__Raw data__.
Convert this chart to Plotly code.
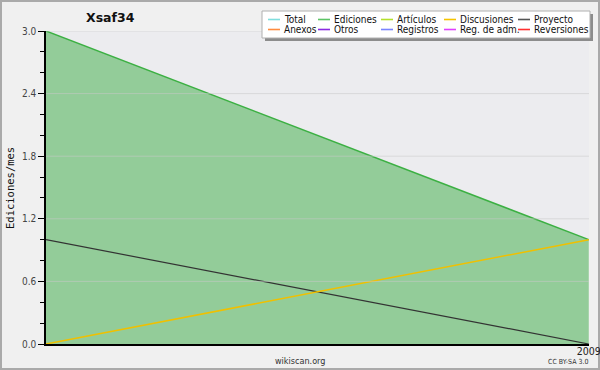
import plotly.graph_objects as go

# ---- data ----
months = ["2008-12-01", "2009-01-01"]
ediciones = [3.0, 1.0]
proyecto = [1.0, 0.0]
discusiones = [0.0, 1.0]
x_tick_vals = ["2009-01-01"]
x_tick_text = ["2009"]
y_ticks = [0.0, 0.6, 1.2, 1.8, 2.4, 3.0]

legend_names = ["Total", "Ediciones", "Artículos", "Discusiones", "Proyecto",
                "Anexos", "Otros", "Registros", "Reg. de adm.", "Reversiones"]
legend_colors = ["#80dede", "#5cc466", "#b4e02c", "#f5c400", "#555555",
                 "#ff8c40", "#8a2be2", "#7a84ff", "#e040ff", "#ff3030"]

# ---- layout geometry ----
W, H = 600, 370
L, R, T, B = 46, 11, 31, 26
PW, PH = W - L - R, H - T - B

FONT = "DejaVu Sans Condensed, DejaVu Sans"


def px(xpx):
    return (xpx - L) / PW


def py(ypx):
    return (T + PH - ypx) / PH


fig = go.Figure()
fig.add_trace(go.Scatter(x=months, y=ediciones, mode="lines", fill="tozeroy",
                         line=dict(color="#3cb043", width=1.5),
                         fillcolor="#93cc99", showlegend=False, hoverinfo="skip"))
fig.add_trace(go.Scatter(x=months, y=proyecto, mode="lines",
                         line=dict(color="#333333", width=1.2),
                         showlegend=False, hoverinfo="skip"))
fig.add_trace(go.Scatter(x=months, y=discusiones, mode="lines",
                         line=dict(color="#f0c000", width=1.5),
                         showlegend=False, hoverinfo="skip"))

shapes = []
annotations = []

# gridlines drawn above the fill (semi-transparent)
for v in y_ticks[1:]:
    shapes.append(dict(type="line", xref="paper", yref="y", x0=0, x1=1, y0=v, y1=v,
                       line=dict(color="rgba(200,200,200,0.55)", width=1), layer="above"))

# outer border
shapes.append(dict(type="rect", xref="paper", yref="paper",
                   x0=px(1), x1=px(599), y0=py(369), y1=py(1),
                   line=dict(color="#aaaaaa", width=2), layer="below"))

# legend box with shadow
shapes.append(dict(type="rect", xref="paper", yref="paper",
                   x0=px(265), x1=px(593), y0=py(41), y1=py(14),
                   line=dict(width=0), fillcolor="#8c8c8c", layer="above"))
shapes.append(dict(type="rect", xref="paper", yref="paper",
                   x0=px(262), x1=px(590), y0=py(38), y1=py(11),
                   line=dict(color="#b0b0b0", width=1), fillcolor="#ffffff", layer="above"))

col_x = [268, 318, 381, 444, 518]
row_y = [19.5, 29.5]
for i, (name, color) in enumerate(zip(legend_names, legend_colors)):
    cx = col_x[i % 5]
    ry = row_y[i // 5]
    shapes.append(dict(type="line", xref="paper", yref="paper",
                       x0=px(cx), x1=px(cx + 12), y0=py(ry), y1=py(ry),
                       line=dict(color=color, width=1.6), layer="above"))
    annotations.append(dict(xref="paper", yref="paper", x=px(cx + 15), y=py(ry),
                            text=name, showarrow=False, xanchor="left", yanchor="middle",
                            borderpad=0,
                            font=dict(family=FONT, size=10, color="#111111")))

# title
annotations.append(dict(xref="paper", yref="paper", x=px(84), y=py(17), text="<b>Xsaf34</b>",
                        showarrow=False, xanchor="left", yanchor="middle",
                        font=dict(family="DejaVu Sans", size=12.5, color="#111111")))
# y-axis title
annotations.append(dict(xref="paper", yref="paper", x=px(10), y=py(188), text="Ediciones/mes",
                        showarrow=False, xanchor="center", yanchor="middle", textangle=-90,
                        font=dict(family="DejaVu Sans Mono", size=10.5, color="#111111")))
# footer
annotations.append(dict(xref="paper", yref="paper", x=px(300), y=py(361), text="wikiscan.org",
                        showarrow=False, xanchor="center", yanchor="middle",
                        font=dict(family=FONT, size=9, color="#333333")))
annotations.append(dict(xref="paper", yref="paper", x=px(590), y=py(362), text="CC BY-SA 3.0",
                        showarrow=False, xanchor="right", yanchor="middle",
                        font=dict(family=FONT, size=7, color="#333333")))

fig.update_layout(
    width=W, height=H,
    margin=dict(l=L, r=R, t=T, b=B, pad=0, autoexpand=False),
    paper_bgcolor="#f0f0f0",
    plot_bgcolor="#ececef",
    showlegend=False,
    shapes=shapes,
    annotations=annotations,
    xaxis=dict(type="date", range=[months[0], "2009-01-01 00:20"], tickvals=x_tick_vals,
               ticktext=x_tick_text, showgrid=False, zeroline=False, automargin=False,
               showline=True, linecolor="#000000", linewidth=1.5, ticks="",
               ticklabeloverflow="allow", ticklabelstandoff=-3,
               tickfont=dict(family=FONT, size=10.5, color="#222222"),
               fixedrange=True),
    yaxis=dict(range=[0, 3], tickvals=y_ticks, tickformat=".1f", showgrid=False,
               zeroline=False, showline=True, linecolor="#000000", linewidth=1.5,
               automargin=False,
               ticks="outside", ticklen=6, tickcolor="#000000", tickwidth=1,
               minor=dict(dtick=0.2, ticks="outside", ticklen=4, tickcolor="#000000", showgrid=False),
               tickfont=dict(family=FONT, size=10, color="#444444"),
               fixedrange=True),
)

fig.write_html("out.html", config={"displayModeBar": False},
               post_script="document.body.style.margin='0px';document.body.style.overflow='hidden';")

__Objective__.
Reproduce the material above in full, exactly, with no images.

__Task solution__.
Convert this chart to Plotly code.
import plotly.graph_objects as go

# ---- data ----
months = ["2008-12-01", "2009-01-01"]
ediciones = [3.0, 1.0]
proyecto = [1.0, 0.0]
discusiones = [0.0, 1.0]
x_tick_vals = ["2009-01-01"]
x_tick_text = ["2009"]
y_ticks = [0.0, 0.6, 1.2, 1.8, 2.4, 3.0]

legend_names = ["Total", "Ediciones", "Artículos", "Discusiones", "Proyecto",
                "Anexos", "Otros", "Registros", "Reg. de adm.", "Reversiones"]
legend_colors = ["#80dede", "#5cc466", "#b4e02c", "#f5c400", "#555555",
                 "#ff8c40", "#8a2be2", "#7a84ff", "#e040ff", "#ff3030"]

# ---- layout geometry ----
W, H = 600, 370
L, R, T, B = 46, 11, 31, 26
PW, PH = W - L - R, H - T - B

FONT = "DejaVu Sans Condensed, DejaVu Sans"


def px(xpx):
    return (xpx - L) / PW


def py(ypx):
    return (T + PH - ypx) / PH


fig = go.Figure()
fig.add_trace(go.Scatter(x=months, y=ediciones, mode="lines", fill="tozeroy",
                         line=dict(color="#3cb043", width=1.5),
                         fillcolor="#93cc99", showlegend=False, hoverinfo="skip"))
fig.add_trace(go.Scatter(x=months, y=proyecto, mode="lines",
                         line=dict(color="#333333", width=1.2),
                         showlegend=False, hoverinfo="skip"))
fig.add_trace(go.Scatter(x=months, y=discusiones, mode="lines",
                         line=dict(color="#f0c000", width=1.5),
                         showlegend=False, hoverinfo="skip"))

shapes = []
annotations = []

# gridlines drawn above the fill (semi-transparent)
for v in y_ticks[1:]:
    shapes.append(dict(type="line", xref="paper", yref="y", x0=0, x1=1, y0=v, y1=v,
                       line=dict(color="rgba(200,200,200,0.55)", width=1), layer="above"))

# outer border
shapes.append(dict(type="rect", xref="paper", yref="paper",
                   x0=px(1), x1=px(599), y0=py(369), y1=py(1),
                   line=dict(color="#aaaaaa", width=2), layer="below"))

# legend box with shadow
shapes.append(dict(type="rect", xref="paper", yref="paper",
                   x0=px(265), x1=px(593), y0=py(41), y1=py(14),
                   line=dict(width=0), fillcolor="#8c8c8c", layer="above"))
shapes.append(dict(type="rect", xref="paper", yref="paper",
                   x0=px(262), x1=px(590), y0=py(38), y1=py(11),
                   line=dict(color="#b0b0b0", width=1), fillcolor="#ffffff", layer="above"))

col_x = [268, 318, 381, 444, 518]
row_y = [19.5, 29.5]
for i, (name, color) in enumerate(zip(legend_names, legend_colors)):
    cx = col_x[i % 5]
    ry = row_y[i // 5]
    shapes.append(dict(type="line", xref="paper", yref="paper",
                       x0=px(cx), x1=px(cx + 12), y0=py(ry), y1=py(ry),
                       line=dict(color=color, width=1.6), layer="above"))
    annotations.append(dict(xref="paper", yref="paper", x=px(cx + 15), y=py(ry),
                            text=name, showarrow=False, xanchor="left", yanchor="middle",
                            borderpad=0,
                            font=dict(family=FONT, size=10, color="#111111")))

# title
annotations.append(dict(xref="paper", yref="paper", x=px(84), y=py(17), text="<b>Xsaf34</b>",
                        showarrow=False, xanchor="left", yanchor="middle",
                        font=dict(family="DejaVu Sans", size=12.5, color="#111111")))
# y-axis title
annotations.append(dict(xref="paper", yref="paper", x=px(10), y=py(188), text="Ediciones/mes",
                        showarrow=False, xanchor="center", yanchor="middle", textangle=-90,
                        font=dict(family="DejaVu Sans Mono", size=10.5, color="#111111")))
# footer
annotations.append(dict(xref="paper", yref="paper", x=px(300), y=py(361), text="wikiscan.org",
                        showarrow=False, xanchor="center", yanchor="middle",
                        font=dict(family=FONT, size=9, color="#333333")))
annotations.append(dict(xref="paper", yref="paper", x=px(590), y=py(362), text="CC BY-SA 3.0",
                        showarrow=False, xanchor="right", yanchor="middle",
                        font=dict(family=FONT, size=7, color="#333333")))

fig.update_layout(
    width=W, height=H,
    margin=dict(l=L, r=R, t=T, b=B, pad=0, autoexpand=False),
    paper_bgcolor="#f0f0f0",
    plot_bgcolor="#ececef",
    showlegend=False,
    shapes=shapes,
    annotations=annotations,
    xaxis=dict(type="date", range=[months[0], "2009-01-01 00:20"], tickvals=x_tick_vals,
               ticktext=x_tick_text, showgrid=False, zeroline=False, automargin=False,
               showline=True, linecolor="#000000", linewidth=1.5, ticks="",
               ticklabeloverflow="allow", ticklabelstandoff=-3,
               tickfont=dict(family=FONT, size=10.5, color="#222222"),
               fixedrange=True),
    yaxis=dict(range=[0, 3], tickvals=y_ticks, tickformat=".1f", showgrid=False,
               zeroline=False, showline=True, linecolor="#000000", linewidth=1.5,
               automargin=False,
               ticks="outside", ticklen=6, tickcolor="#000000", tickwidth=1,
               minor=dict(dtick=0.2, ticks="outside", ticklen=4, tickcolor="#000000", showgrid=False),
               tickfont=dict(family=FONT, size=10, color="#444444"),
               fixedrange=True),
)

fig.write_html("out.html", config={"displayModeBar": False},
               post_script="document.body.style.margin='0px';document.body.style.overflow='hidden';")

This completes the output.